-- Aim of the task --
Leave out the pictures and transcribe everything else exactly.

-- Material provided --
▬▬▬▬▬▬

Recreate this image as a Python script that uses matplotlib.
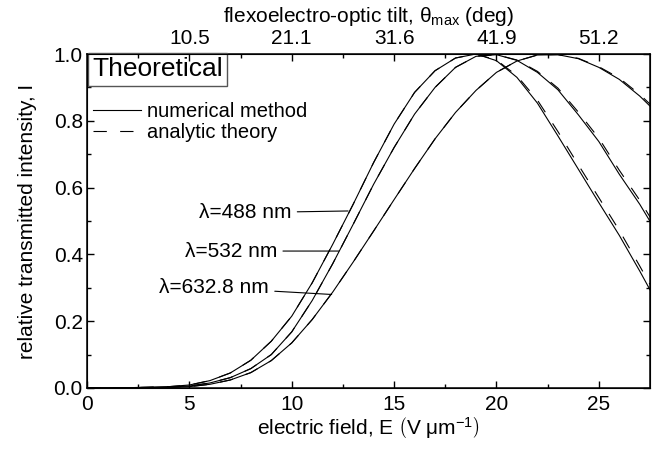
import matplotlib
matplotlib.use("Agg")
from matplotlib import pyplot as plt
from matplotlib.lines import Line2D
import numpy as np

plt.rcParams['font.family'] = ['Liberation Sans', 'DejaVu Sans']
plt.rcParams['mathtext.fontset'] = 'custom'
plt.rcParams['mathtext.rm'] = 'Liberation Sans'
plt.rcParams['mathtext.it'] = 'Liberation Sans:italic'
plt.rcParams['mathtext.bf'] = 'Liberation Sans:bold'

# electric field (V/um)
field = [0, 1, 2, 3, 4, 5, 6, 7, 8, 9, 10, 11, 12, 13, 14, 15, 16, 17, 18, 19,
         20, 21, 22, 23, 24, 25, 26, 27, 27.5]

# numerical method
num488 = [0, 0.0, 0.001, 0.002, 0.004, 0.009, 0.022, 0.045, 0.083, 0.14, 0.215, 0.315,
          0.43, 0.55, 0.675, 0.79, 0.885, 0.95, 0.988, 1.0, 0.98, 0.93, 0.853, 0.755,
          0.655, 0.555, 0.457, 0.35, 0.294]
num532 = [0, 0.0, 0.001, 0.002, 0.003, 0.006, 0.015, 0.031, 0.058, 0.1, 0.168, 0.262,
          0.372, 0.49, 0.61, 0.72, 0.82, 0.9, 0.96, 0.993, 0.998, 0.981, 0.945, 0.893,
          0.818, 0.738, 0.64, 0.55, 0.499]
num633 = [0, 0.0, 0.0, 0.001, 0.002, 0.004, 0.011, 0.024, 0.046, 0.082, 0.135, 0.205,
          0.287, 0.377, 0.47, 0.564, 0.657, 0.746, 0.825, 0.891, 0.945, 0.979, 0.997, 0.998,
          0.986, 0.96, 0.924, 0.874, 0.844]

# analytic theory
ana488 = [0, 0.0, 0.001, 0.002, 0.004, 0.009, 0.022, 0.045, 0.083, 0.14, 0.215, 0.315,
          0.43, 0.55, 0.675, 0.79, 0.885, 0.95, 0.988, 1.0, 0.982, 0.935, 0.862, 0.768,
          0.668, 0.57, 0.472, 0.365, 0.31]
ana532 = [0, 0.0, 0.001, 0.002, 0.003, 0.006, 0.015, 0.031, 0.058, 0.1, 0.168, 0.262,
          0.372, 0.49, 0.61, 0.72, 0.82, 0.9, 0.96, 0.993, 0.998, 0.982, 0.948, 0.898,
          0.826, 0.748, 0.652, 0.562, 0.512]
ana633 = [0, 0.0, 0.0, 0.001, 0.002, 0.004, 0.011, 0.024, 0.046, 0.082, 0.135, 0.205,
          0.287, 0.377, 0.47, 0.564, 0.657, 0.746, 0.825, 0.891, 0.945, 0.979, 0.997, 0.998,
          0.987, 0.962, 0.928, 0.879, 0.85]

topTickField = [5, 10, 15, 20, 25]
topTickLabels = ["10.5", "21.1", "31.6", "41.9", "51.2"]

fs = 15

fig = plt.figure(figsize=(6.71, 4.5), dpi=100)
ax = fig.add_axes([0.1297, 0.1378, 0.839, 0.7422])

dash = (0, (12, 12))
for ys in [num488, num532, num633]:
    ax.plot(field, ys, color='black', lw=0.8)
for ys in [ana488, ana532, ana633]:
    ax.plot(field, ys, color='black', lw=0.8, linestyle=dash)

ax.set_xlim(0, 27.5)
ax.set_ylim(0, 1.0)
ax.set_xticks([0, 5, 10, 15, 20, 25])
ax.set_xticks([2.5, 7.5, 12.5, 17.5, 22.5], minor=True)
ax.set_yticks([0, 0.2, 0.4, 0.6, 0.8, 1.0])
ax.set_yticks([0.1, 0.3, 0.5, 0.7, 0.9], minor=True)
ax.set_yticklabels(["0.0", "0.2", "0.4", "0.6", "0.8", "1.0"])
ax.tick_params(which='both', direction='in', labelsize=fs, right=True, top=False, width=1)
ax.tick_params(which='major', length=5)
ax.tick_params(which='minor', length=3)
ax.tick_params(axis='x', pad=5)
ax.tick_params(axis='y', pad=3)
for s in ax.spines.values():
    s.set_linewidth(1.1)

ax.set_xlabel(r"electric field, E $\left(\mathrm{V\ \mu m^{-1}}\right)$", fontsize=fs, labelpad=1)
ax.set_ylabel("relative transmitted intensity, I", fontsize=fs, labelpad=12)

ax2 = ax.twiny()
ax2.set_xlim(0, 27.5)
ax2.set_xticks(topTickField)
ax2.set_xticklabels(topTickLabels)
ax2.set_xticks([2.5, 7.5, 12.5, 17.5, 22.5], minor=True)
ax2.tick_params(which='both', direction='in', labelsize=fs, width=1, pad=4)
ax2.tick_params(which='major', length=5)
ax2.tick_params(which='minor', length=3)
ax2.set_xlabel(r"flexoelectro-optic tilt, θ$_{\mathrm{max}}$ (deg)", fontsize=fs, labelpad=5)

# Theoretical box
ax.text(0.0095, 0.99, "Theoretical", transform=ax.transAxes, fontsize=19, va='top', ha='left',
        bbox=dict(boxstyle='square,pad=0.17', facecolor='white', edgecolor='#555555', lw=1))

handles = [Line2D([], [], color='black', lw=0.8),
           Line2D([], [], color='black', lw=0.8, linestyle=dash)]
ax.legend(handles, ["numerical method", "analytic theory"], loc='upper left',
          bbox_to_anchor=(-0.004, 0.88), frameon=False, fontsize=14.5,
          handlelength=2.4, handletextpad=0.3, labelspacing=0.1, borderaxespad=0)

# wavelength labels with pointer lines
ax.annotate("λ=488 nm", xy=(12.75, 0.53), xytext=(10.0, 0.525), fontsize=fs,
            ha='right', va='center', arrowprops=dict(arrowstyle='-', lw=0.8, color='black', shrinkA=2, shrinkB=0))
ax.annotate("λ=532 nm", xy=(12.3, 0.41), xytext=(9.3, 0.41), fontsize=fs,
            ha='right', va='center', arrowprops=dict(arrowstyle='-', lw=0.8, color='black', shrinkA=2, shrinkB=0))
ax.annotate("λ=632.8 nm", xy=(11.95, 0.28), xytext=(8.9, 0.30), fontsize=fs,
            ha='right', va='center', arrowprops=dict(arrowstyle='-', lw=0.8, color='black', shrinkA=2, shrinkB=0))

fig.savefig("out.png", dpi=100)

▬▬▬▬▬▬

-- Exercise answer --
Recreate this image as a Python script that uses matplotlib.
import matplotlib
matplotlib.use("Agg")
from matplotlib import pyplot as plt
from matplotlib.lines import Line2D
import numpy as np

plt.rcParams['font.family'] = ['Liberation Sans', 'DejaVu Sans']
plt.rcParams['mathtext.fontset'] = 'custom'
plt.rcParams['mathtext.rm'] = 'Liberation Sans'
plt.rcParams['mathtext.it'] = 'Liberation Sans:italic'
plt.rcParams['mathtext.bf'] = 'Liberation Sans:bold'

# electric field (V/um)
field = [0, 1, 2, 3, 4, 5, 6, 7, 8, 9, 10, 11, 12, 13, 14, 15, 16, 17, 18, 19,
         20, 21, 22, 23, 24, 25, 26, 27, 27.5]

# numerical method
num488 = [0, 0.0, 0.001, 0.002, 0.004, 0.009, 0.022, 0.045, 0.083, 0.14, 0.215, 0.315,
          0.43, 0.55, 0.675, 0.79, 0.885, 0.95, 0.988, 1.0, 0.98, 0.93, 0.853, 0.755,
          0.655, 0.555, 0.457, 0.35, 0.294]
num532 = [0, 0.0, 0.001, 0.002, 0.003, 0.006, 0.015, 0.031, 0.058, 0.1, 0.168, 0.262,
          0.372, 0.49, 0.61, 0.72, 0.82, 0.9, 0.96, 0.993, 0.998, 0.981, 0.945, 0.893,
          0.818, 0.738, 0.64, 0.55, 0.499]
num633 = [0, 0.0, 0.0, 0.001, 0.002, 0.004, 0.011, 0.024, 0.046, 0.082, 0.135, 0.205,
          0.287, 0.377, 0.47, 0.564, 0.657, 0.746, 0.825, 0.891, 0.945, 0.979, 0.997, 0.998,
          0.986, 0.96, 0.924, 0.874, 0.844]

# analytic theory
ana488 = [0, 0.0, 0.001, 0.002, 0.004, 0.009, 0.022, 0.045, 0.083, 0.14, 0.215, 0.315,
          0.43, 0.55, 0.675, 0.79, 0.885, 0.95, 0.988, 1.0, 0.982, 0.935, 0.862, 0.768,
          0.668, 0.57, 0.472, 0.365, 0.31]
ana532 = [0, 0.0, 0.001, 0.002, 0.003, 0.006, 0.015, 0.031, 0.058, 0.1, 0.168, 0.262,
          0.372, 0.49, 0.61, 0.72, 0.82, 0.9, 0.96, 0.993, 0.998, 0.982, 0.948, 0.898,
          0.826, 0.748, 0.652, 0.562, 0.512]
ana633 = [0, 0.0, 0.0, 0.001, 0.002, 0.004, 0.011, 0.024, 0.046, 0.082, 0.135, 0.205,
          0.287, 0.377, 0.47, 0.564, 0.657, 0.746, 0.825, 0.891, 0.945, 0.979, 0.997, 0.998,
          0.987, 0.962, 0.928, 0.879, 0.85]

topTickField = [5, 10, 15, 20, 25]
topTickLabels = ["10.5", "21.1", "31.6", "41.9", "51.2"]

fs = 15

fig = plt.figure(figsize=(6.71, 4.5), dpi=100)
ax = fig.add_axes([0.1297, 0.1378, 0.839, 0.7422])

dash = (0, (12, 12))
for ys in [num488, num532, num633]:
    ax.plot(field, ys, color='black', lw=0.8)
for ys in [ana488, ana532, ana633]:
    ax.plot(field, ys, color='black', lw=0.8, linestyle=dash)

ax.set_xlim(0, 27.5)
ax.set_ylim(0, 1.0)
ax.set_xticks([0, 5, 10, 15, 20, 25])
ax.set_xticks([2.5, 7.5, 12.5, 17.5, 22.5], minor=True)
ax.set_yticks([0, 0.2, 0.4, 0.6, 0.8, 1.0])
ax.set_yticks([0.1, 0.3, 0.5, 0.7, 0.9], minor=True)
ax.set_yticklabels(["0.0", "0.2", "0.4", "0.6", "0.8", "1.0"])
ax.tick_params(which='both', direction='in', labelsize=fs, right=True, top=False, width=1)
ax.tick_params(which='major', length=5)
ax.tick_params(which='minor', length=3)
ax.tick_params(axis='x', pad=5)
ax.tick_params(axis='y', pad=3)
for s in ax.spines.values():
    s.set_linewidth(1.1)

ax.set_xlabel(r"electric field, E $\left(\mathrm{V\ \mu m^{-1}}\right)$", fontsize=fs, labelpad=1)
ax.set_ylabel("relative transmitted intensity, I", fontsize=fs, labelpad=12)

ax2 = ax.twiny()
ax2.set_xlim(0, 27.5)
ax2.set_xticks(topTickField)
ax2.set_xticklabels(topTickLabels)
ax2.set_xticks([2.5, 7.5, 12.5, 17.5, 22.5], minor=True)
ax2.tick_params(which='both', direction='in', labelsize=fs, width=1, pad=4)
ax2.tick_params(which='major', length=5)
ax2.tick_params(which='minor', length=3)
ax2.set_xlabel(r"flexoelectro-optic tilt, θ$_{\mathrm{max}}$ (deg)", fontsize=fs, labelpad=5)

# Theoretical box
ax.text(0.0095, 0.99, "Theoretical", transform=ax.transAxes, fontsize=19, va='top', ha='left',
        bbox=dict(boxstyle='square,pad=0.17', facecolor='white', edgecolor='#555555', lw=1))

handles = [Line2D([], [], color='black', lw=0.8),
           Line2D([], [], color='black', lw=0.8, linestyle=dash)]
ax.legend(handles, ["numerical method", "analytic theory"], loc='upper left',
          bbox_to_anchor=(-0.004, 0.88), frameon=False, fontsize=14.5,
          handlelength=2.4, handletextpad=0.3, labelspacing=0.1, borderaxespad=0)

# wavelength labels with pointer lines
ax.annotate("λ=488 nm", xy=(12.75, 0.53), xytext=(10.0, 0.525), fontsize=fs,
            ha='right', va='center', arrowprops=dict(arrowstyle='-', lw=0.8, color='black', shrinkA=2, shrinkB=0))
ax.annotate("λ=532 nm", xy=(12.3, 0.41), xytext=(9.3, 0.41), fontsize=fs,
            ha='right', va='center', arrowprops=dict(arrowstyle='-', lw=0.8, color='black', shrinkA=2, shrinkB=0))
ax.annotate("λ=632.8 nm", xy=(11.95, 0.28), xytext=(8.9, 0.30), fontsize=fs,
            ha='right', va='center', arrowprops=dict(arrowstyle='-', lw=0.8, color='black', shrinkA=2, shrinkB=0))

fig.savefig("out.png", dpi=100)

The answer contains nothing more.